**Challenge**:
Your task is to transcribe the records exactly, skipping every image.

**Extracted records**:

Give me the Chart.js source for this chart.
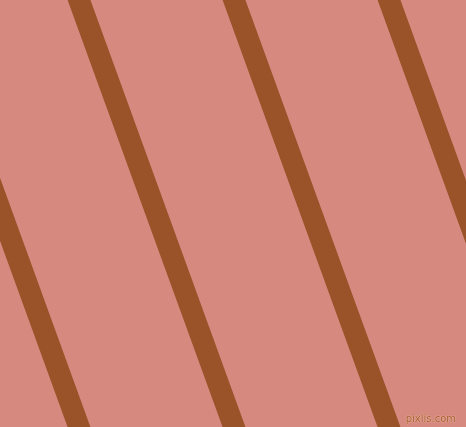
<!DOCTYPE html>
<html>
<head>
<meta charset="utf-8">
<script src="https://cdn.jsdelivr.net/npm/chart.js@4"></script>
<style>
  html, body { margin: 0; padding: 0; background: #d68a7f; overflow: hidden; }
  #wrap { position: relative; width: 466px; height: 427px; }
  #mark {
    position: absolute; right: 10px; bottom: 3px;
    font: 10px "DejaVu Sans", sans-serif; color: #a65a30;
    text-shadow: 0 0 1px #f2c8b0, 0 0 1px #f2c8b0;
  }
</style>
</head>
<body>
<div id="wrap">
  <canvas id="chart" width="466" height="427"></canvas>
  <div id="mark">pixlis.com</div>
</div>
<script>
  // stripe positions, x at the top edge and x at the bottom edge
  var yEnds = [0, 427];
  var stripeTopX = [-76, 79, 234, 389];
  var stripeBottomX = [79, 234, 389, 544];
  var stripeColor = '#9a5229';

  var datasets = stripeTopX.map(function (x0, i) {
    return {
      data: [{x: x0, y: yEnds[0]}, {x: stripeBottomX[i], y: yEnds[1]}],
      borderColor: stripeColor,
      borderWidth: 21.5,
      borderCapStyle: 'square',
      pointRadius: 0,
      fill: false,
      tension: 0
    };
  });

  new Chart('chart', {
    type: 'line',
    data: { datasets: datasets },
    options: {
      responsive: false,
      animation: false,
      layout: { padding: 0 },
      scales: {
        x: { type: 'linear', min: 0, max: 466, display: false },
        y: { type: 'linear', min: 0, max: 427, reverse: true, display: false }
      },
      plugins: {
        legend: { display: false },
        tooltip: { enabled: false }
      }
    }
  });
</script>
</body>
</html>
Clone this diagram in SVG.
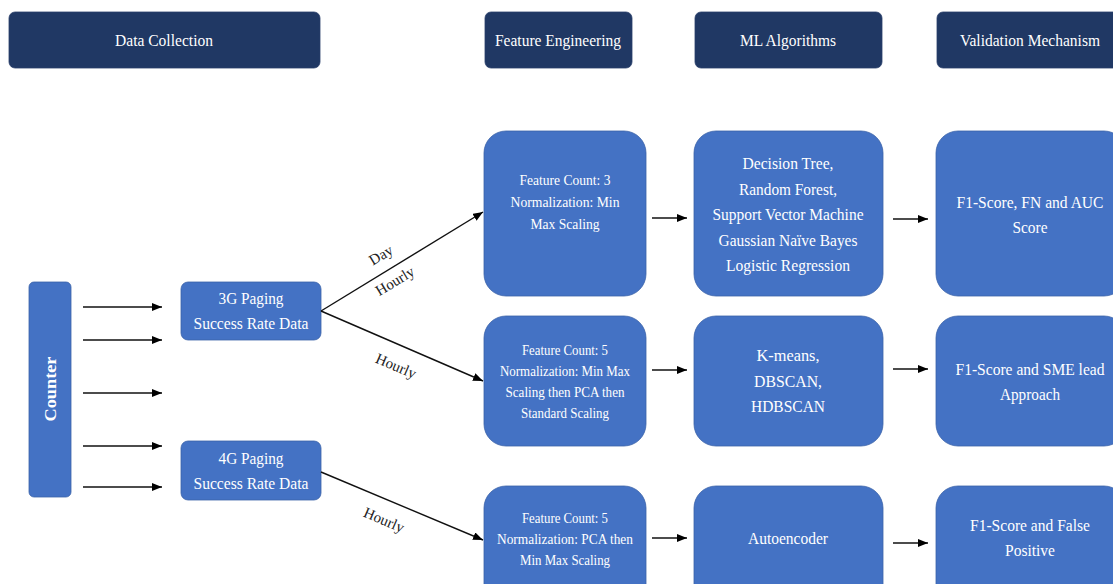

**Written response**:
Give me the Chart.js source for this chart.
<!DOCTYPE html>
<html>
<head>
<meta charset="utf-8">
<script src="https://cdn.jsdelivr.net/npm/chart.js@4"></script>
<style>
  html, body { margin: 0; padding: 0; background: #d68a7f; overflow: hidden; }
  #wrap { position: relative; width: 466px; height: 427px; }
  #mark {
    position: absolute; right: 10px; bottom: 3px;
    font: 10px "DejaVu Sans", sans-serif; color: #a65a30;
    text-shadow: 0 0 1px #f2c8b0, 0 0 1px #f2c8b0;
  }
</style>
</head>
<body>
<div id="wrap">
  <canvas id="chart" width="466" height="427"></canvas>
  <div id="mark">pixlis.com</div>
</div>
<script>
  // stripe positions, x at the top edge and x at the bottom edge
  var yEnds = [0, 427];
  var stripeTopX = [-76, 79, 234, 389];
  var stripeBottomX = [79, 234, 389, 544];
  var stripeColor = '#9a5229';

  var datasets = stripeTopX.map(function (x0, i) {
    return {
      data: [{x: x0, y: yEnds[0]}, {x: stripeBottomX[i], y: yEnds[1]}],
      borderColor: stripeColor,
      borderWidth: 21.5,
      borderCapStyle: 'square',
      pointRadius: 0,
      fill: false,
      tension: 0
    };
  });

  new Chart('chart', {
    type: 'line',
    data: { datasets: datasets },
    options: {
      responsive: false,
      animation: false,
      layout: { padding: 0 },
      scales: {
        x: { type: 'linear', min: 0, max: 466, display: false },
        y: { type: 'linear', min: 0, max: 427, reverse: true, display: false }
      },
      plugins: {
        legend: { display: false },
        tooltip: { enabled: false }
      }
    }
  });
</script>
</body>
</html>
Clone this diagram in SVG.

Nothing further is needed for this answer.